— Start SOURCE EXCERPT —

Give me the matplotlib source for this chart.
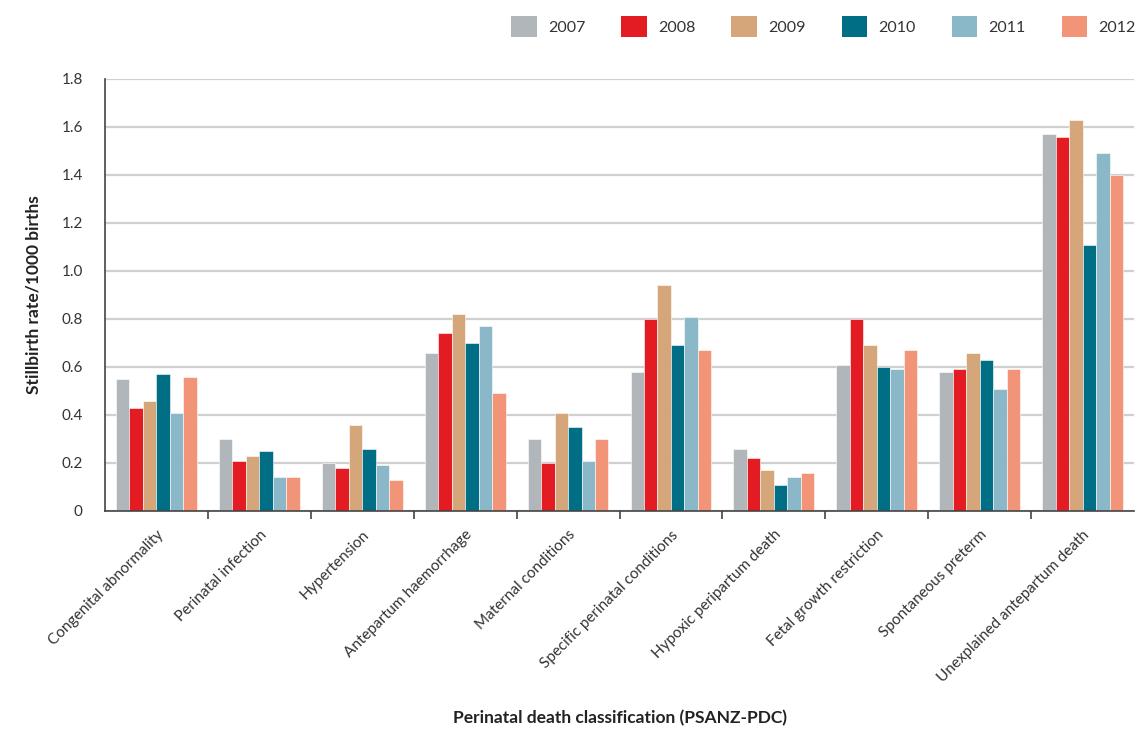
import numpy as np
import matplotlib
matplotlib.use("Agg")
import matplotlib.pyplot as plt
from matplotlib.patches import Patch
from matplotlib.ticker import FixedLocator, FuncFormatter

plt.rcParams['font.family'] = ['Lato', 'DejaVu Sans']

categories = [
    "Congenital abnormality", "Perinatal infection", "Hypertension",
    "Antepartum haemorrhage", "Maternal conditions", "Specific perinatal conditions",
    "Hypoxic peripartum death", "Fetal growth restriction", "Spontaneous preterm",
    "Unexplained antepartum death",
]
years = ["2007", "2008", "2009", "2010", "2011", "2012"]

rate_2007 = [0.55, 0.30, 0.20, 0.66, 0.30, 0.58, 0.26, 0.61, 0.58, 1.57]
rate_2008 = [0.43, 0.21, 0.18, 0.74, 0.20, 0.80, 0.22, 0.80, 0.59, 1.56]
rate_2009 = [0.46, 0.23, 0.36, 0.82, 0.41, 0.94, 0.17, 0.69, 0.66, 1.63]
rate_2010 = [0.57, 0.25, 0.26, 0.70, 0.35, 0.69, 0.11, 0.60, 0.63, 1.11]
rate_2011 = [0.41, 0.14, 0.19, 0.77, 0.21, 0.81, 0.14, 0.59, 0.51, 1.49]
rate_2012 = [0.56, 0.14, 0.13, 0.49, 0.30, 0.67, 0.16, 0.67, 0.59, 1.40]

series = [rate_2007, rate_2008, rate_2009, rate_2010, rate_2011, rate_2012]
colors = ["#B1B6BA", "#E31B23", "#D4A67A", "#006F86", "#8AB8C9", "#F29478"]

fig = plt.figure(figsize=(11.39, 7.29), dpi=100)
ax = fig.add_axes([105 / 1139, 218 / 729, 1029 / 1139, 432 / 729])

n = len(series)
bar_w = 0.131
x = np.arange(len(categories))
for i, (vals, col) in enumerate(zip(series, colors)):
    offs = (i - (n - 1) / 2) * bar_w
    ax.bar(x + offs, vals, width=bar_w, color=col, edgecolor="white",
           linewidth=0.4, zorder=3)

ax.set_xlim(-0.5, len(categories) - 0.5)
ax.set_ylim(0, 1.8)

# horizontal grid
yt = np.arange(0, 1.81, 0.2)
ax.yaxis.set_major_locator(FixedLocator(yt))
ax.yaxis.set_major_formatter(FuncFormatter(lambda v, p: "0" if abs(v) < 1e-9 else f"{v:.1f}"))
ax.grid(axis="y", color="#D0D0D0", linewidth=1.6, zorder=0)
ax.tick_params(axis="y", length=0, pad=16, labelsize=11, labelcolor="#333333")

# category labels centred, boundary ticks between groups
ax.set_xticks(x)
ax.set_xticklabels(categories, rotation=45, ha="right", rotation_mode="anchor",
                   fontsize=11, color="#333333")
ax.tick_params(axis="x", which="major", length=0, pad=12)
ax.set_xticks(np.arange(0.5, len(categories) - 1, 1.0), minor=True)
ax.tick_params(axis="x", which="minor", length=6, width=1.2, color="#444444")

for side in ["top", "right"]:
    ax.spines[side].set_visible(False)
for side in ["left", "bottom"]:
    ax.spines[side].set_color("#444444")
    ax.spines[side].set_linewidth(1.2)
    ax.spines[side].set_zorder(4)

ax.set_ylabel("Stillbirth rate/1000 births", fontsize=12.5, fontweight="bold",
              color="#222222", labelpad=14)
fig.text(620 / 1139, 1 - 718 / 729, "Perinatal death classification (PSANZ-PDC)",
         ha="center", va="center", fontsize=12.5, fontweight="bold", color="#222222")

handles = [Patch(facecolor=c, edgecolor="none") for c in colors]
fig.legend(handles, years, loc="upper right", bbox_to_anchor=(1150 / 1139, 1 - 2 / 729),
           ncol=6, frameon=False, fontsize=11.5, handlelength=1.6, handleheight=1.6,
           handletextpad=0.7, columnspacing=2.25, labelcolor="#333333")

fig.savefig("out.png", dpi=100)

— End SOURCE EXCERPT —

EXERCISE TASK
Every line of the data should be copied as it stands, without the images.

OUTPUT OF THE EXERCISE
Give me the matplotlib source for this chart.
import numpy as np
import matplotlib
matplotlib.use("Agg")
import matplotlib.pyplot as plt
from matplotlib.patches import Patch
from matplotlib.ticker import FixedLocator, FuncFormatter

plt.rcParams['font.family'] = ['Lato', 'DejaVu Sans']

categories = [
    "Congenital abnormality", "Perinatal infection", "Hypertension",
    "Antepartum haemorrhage", "Maternal conditions", "Specific perinatal conditions",
    "Hypoxic peripartum death", "Fetal growth restriction", "Spontaneous preterm",
    "Unexplained antepartum death",
]
years = ["2007", "2008", "2009", "2010", "2011", "2012"]

rate_2007 = [0.55, 0.30, 0.20, 0.66, 0.30, 0.58, 0.26, 0.61, 0.58, 1.57]
rate_2008 = [0.43, 0.21, 0.18, 0.74, 0.20, 0.80, 0.22, 0.80, 0.59, 1.56]
rate_2009 = [0.46, 0.23, 0.36, 0.82, 0.41, 0.94, 0.17, 0.69, 0.66, 1.63]
rate_2010 = [0.57, 0.25, 0.26, 0.70, 0.35, 0.69, 0.11, 0.60, 0.63, 1.11]
rate_2011 = [0.41, 0.14, 0.19, 0.77, 0.21, 0.81, 0.14, 0.59, 0.51, 1.49]
rate_2012 = [0.56, 0.14, 0.13, 0.49, 0.30, 0.67, 0.16, 0.67, 0.59, 1.40]

series = [rate_2007, rate_2008, rate_2009, rate_2010, rate_2011, rate_2012]
colors = ["#B1B6BA", "#E31B23", "#D4A67A", "#006F86", "#8AB8C9", "#F29478"]

fig = plt.figure(figsize=(11.39, 7.29), dpi=100)
ax = fig.add_axes([105 / 1139, 218 / 729, 1029 / 1139, 432 / 729])

n = len(series)
bar_w = 0.131
x = np.arange(len(categories))
for i, (vals, col) in enumerate(zip(series, colors)):
    offs = (i - (n - 1) / 2) * bar_w
    ax.bar(x + offs, vals, width=bar_w, color=col, edgecolor="white",
           linewidth=0.4, zorder=3)

ax.set_xlim(-0.5, len(categories) - 0.5)
ax.set_ylim(0, 1.8)

# horizontal grid
yt = np.arange(0, 1.81, 0.2)
ax.yaxis.set_major_locator(FixedLocator(yt))
ax.yaxis.set_major_formatter(FuncFormatter(lambda v, p: "0" if abs(v) < 1e-9 else f"{v:.1f}"))
ax.grid(axis="y", color="#D0D0D0", linewidth=1.6, zorder=0)
ax.tick_params(axis="y", length=0, pad=16, labelsize=11, labelcolor="#333333")

# category labels centred, boundary ticks between groups
ax.set_xticks(x)
ax.set_xticklabels(categories, rotation=45, ha="right", rotation_mode="anchor",
                   fontsize=11, color="#333333")
ax.tick_params(axis="x", which="major", length=0, pad=12)
ax.set_xticks(np.arange(0.5, len(categories) - 1, 1.0), minor=True)
ax.tick_params(axis="x", which="minor", length=6, width=1.2, color="#444444")

for side in ["top", "right"]:
    ax.spines[side].set_visible(False)
for side in ["left", "bottom"]:
    ax.spines[side].set_color("#444444")
    ax.spines[side].set_linewidth(1.2)
    ax.spines[side].set_zorder(4)

ax.set_ylabel("Stillbirth rate/1000 births", fontsize=12.5, fontweight="bold",
              color="#222222", labelpad=14)
fig.text(620 / 1139, 1 - 718 / 729, "Perinatal death classification (PSANZ-PDC)",
         ha="center", va="center", fontsize=12.5, fontweight="bold", color="#222222")

handles = [Patch(facecolor=c, edgecolor="none") for c in colors]
fig.legend(handles, years, loc="upper right", bbox_to_anchor=(1150 / 1139, 1 - 2 / 729),
           ncol=6, frameon=False, fontsize=11.5, handlelength=1.6, handleheight=1.6,
           handletextpad=0.7, columnspacing=2.25, labelcolor="#333333")

fig.savefig("out.png", dpi=100)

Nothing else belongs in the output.